Last but not least on this saga of the travels of Cathy and LaRue, we recall the time, right here in Alabama when Cathy and Dave came to visit us. Cathy and I made a one day road trip, taking in quilt shops in western Georgia, Sew Much Fun in Columbus, and another in Newnan, GA. Sew Much Fun is great fun to visit. It is near lots of other shopping in Columbus, and the shop keepers and friendly and helpful. It has a vast selection of fabrics and has become one of my favorites.
I really must include in this tale of the travels of LaRue the shops that were my favorites while I lived in Chattanooga. Lavender Lime Quilts, is in Chattanooga. It is right off I-24, easy to find and access. This was my favorite shop before I moved and still recommend it highly. The proprietor, Kathy Skomp is knowledgeable and friendly and the staff is also there to help. The shop carries everything a quilter needs.
Another favorite is Sew Bee It in Ringgold, GA., also easily accessed right off I-75, just south of Chattanooga. If you are in or near Atlanta, Marietta to be exact, check out my favorite there, Tiny Stitches, a little harder to find, but well worth the search. Also, in Marietta, is Little Quilts. They specialize in reproduction fabrics, and they have lots country gifty things.
It is surprising, the places you find quilt shops. Cathy and I once found one shop in Kentucky, off the beaten path, at the end of a dirt road. It was in a log cabin, and turned out to be one of the best I’ve seen, though it wasn’t quite as easy to access as others.

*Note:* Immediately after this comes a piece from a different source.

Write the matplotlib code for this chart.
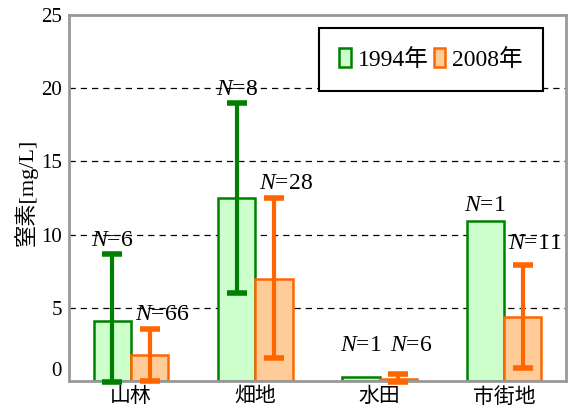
import numpy as np
import matplotlib
matplotlib.use("Agg")
import matplotlib.pyplot as plt

plt.rcParams['font.family'] = ['Liberation Serif', 'Noto Sans CJK JP']
plt.rcParams['font.size'] = 15
plt.rcParams['mathtext.fontset'] = 'custom'
plt.rcParams['mathtext.it'] = 'Liberation Serif:italic'
plt.rcParams['mathtext.rm'] = 'Liberation Serif'

# nitrogen by land use
categories = ['山林', '畑地', '水田', '市街地']
years = ['1994年', '2008年']
mean_1994 = [4.1, 12.5, 0.3, 10.9]
mean_2008 = [1.8, 7.0, 0.15, 4.4]
lo_1994 = [-0.1, 6.0, None, None]
hi_1994 = [8.65, 19.0, None, None]
lo_2008 = [0.0, 1.6, -0.1, 0.9]
hi_2008 = [3.55, 12.5, 0.5, 7.9]
n_1994 = [6, 8, 1, 1]
n_2008 = [66, 28, 6, 11]
# heights where the N= labels sit
ny_1994 = [8.9, 19.2, 1.7, 11.3]
ny_2008 = [3.8, 12.8, 1.7, 8.7]

edge = ['#008000', '#ff6600']
fill = ['#ccffcc', '#ffcc99']

fig = plt.figure(figsize=(5.7, 4.16), dpi=100)
ax = fig.add_axes([69/570, 1-381/416, 497/570, 366/416])

x = np.arange(len(categories))
w = 0.3
series = [(mean_1994, lo_1994, hi_1994, n_1994, ny_1994, -w/2, 0.0),
          (mean_2008, lo_2008, hi_2008, n_2008, ny_2008, w/2, 0.1)]
for k, (m, lo, hi, n, ny, off, toff) in enumerate(series):
    ax.bar(x + off, m, w, color=fill[k], edgecolor=edge[k], linewidth=1.8,
           label=years[k], zorder=2)
    for i in range(len(categories)):
        if lo[i] is not None:
            ax.errorbar(x[i] + off, m[i], yerr=[[m[i] - lo[i]], [hi[i] - m[i]]],
                        fmt='none', ecolor=edge[k], elinewidth=3, capsize=7,
                        capthick=4, zorder=3, clip_on=False)
        ax.text(x[i] + off + toff, ny[i], '$N$=%d' % n[i], ha='center',
                va='bottom', fontsize=17, family='Liberation Serif')

ax.set_xlim(-0.5, 3.5)
ax.set_ylim(0, 25)
ax.set_yticks([0, 5, 10, 15, 20, 25])
ax.set_xticks(x)
ax.set_xticklabels(categories, fontsize=15)
ax.tick_params(length=0, pad=5)
ax.get_yticklabels()[0].set_verticalalignment('bottom')
for yv in [5, 10, 15, 20]:
    ax.axhline(yv, color='black', linestyle=(0, (5, 4)), linewidth=0.9, zorder=1)
for s in ax.spines.values():
    s.set_color('#999999')
    s.set_linewidth(2)
ax.set_ylabel('窒素[mg/L]', fontsize=16)
ax.yaxis.set_label_coords(-0.062, 0.516)

leg = ax.legend(loc='upper left', bbox_to_anchor=(0.503, 0.964), ncol=2,
                fancybox=False, edgecolor='black', framealpha=1,
                handlelength=0.5, handleheight=0.85, handletextpad=0.3,
                columnspacing=0.2, borderpad=0.85, borderaxespad=0,
                fontsize=17)
leg.get_frame().set_linewidth(1.5)

fig.savefig('out.png', dpi=100)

Another surprising find was on our trip to the Canadian Rockies. I had read an article about Indigo* fabrics in a quilt magazine and was very interested in finding this place.
It is called Reproduction Fabrics. It was a fascinating place. At the time it was in the country, and rather a challenge to find. I think it has moved closer to Bozeman, MT since we were there. It carries a variety of vintage reproduction fabrics as well as many indigo fabrics. I loved the place even though it was small at the time. I would love to go there again, but there’s probably not much chance. I have just spent more time than I have to spend, browsing the web site. Check out their web page, it’s interesting. http://www.reproductionfabrics.com
This is a quilt made from fabrics I purchased at Reproduction Fabrics. There are a couple of color changes in the quilt because of the difference in dye lots in the fabrics. This is only the middle portion of the quilt.
As I said, in the beginning, I am taking a little vacation from blogging until January. I need more time to get some ME done for the grand children. Have a Happy Thanksgiving and a Merry Christmas.
So long until I return,
Stitches to you,
Definition taken from: www.apparelsearch.com
Indigo dye is an important dyestuff with a distinctive blue color (see indigo). The natural dye comes from several species of plant, but nearly all indigo produced today is synthetic. Among other uses, it is used in the production of denim cloth for blue jeans. From indigo came the term “blue collar” for workers who work the indigo blue fabrics.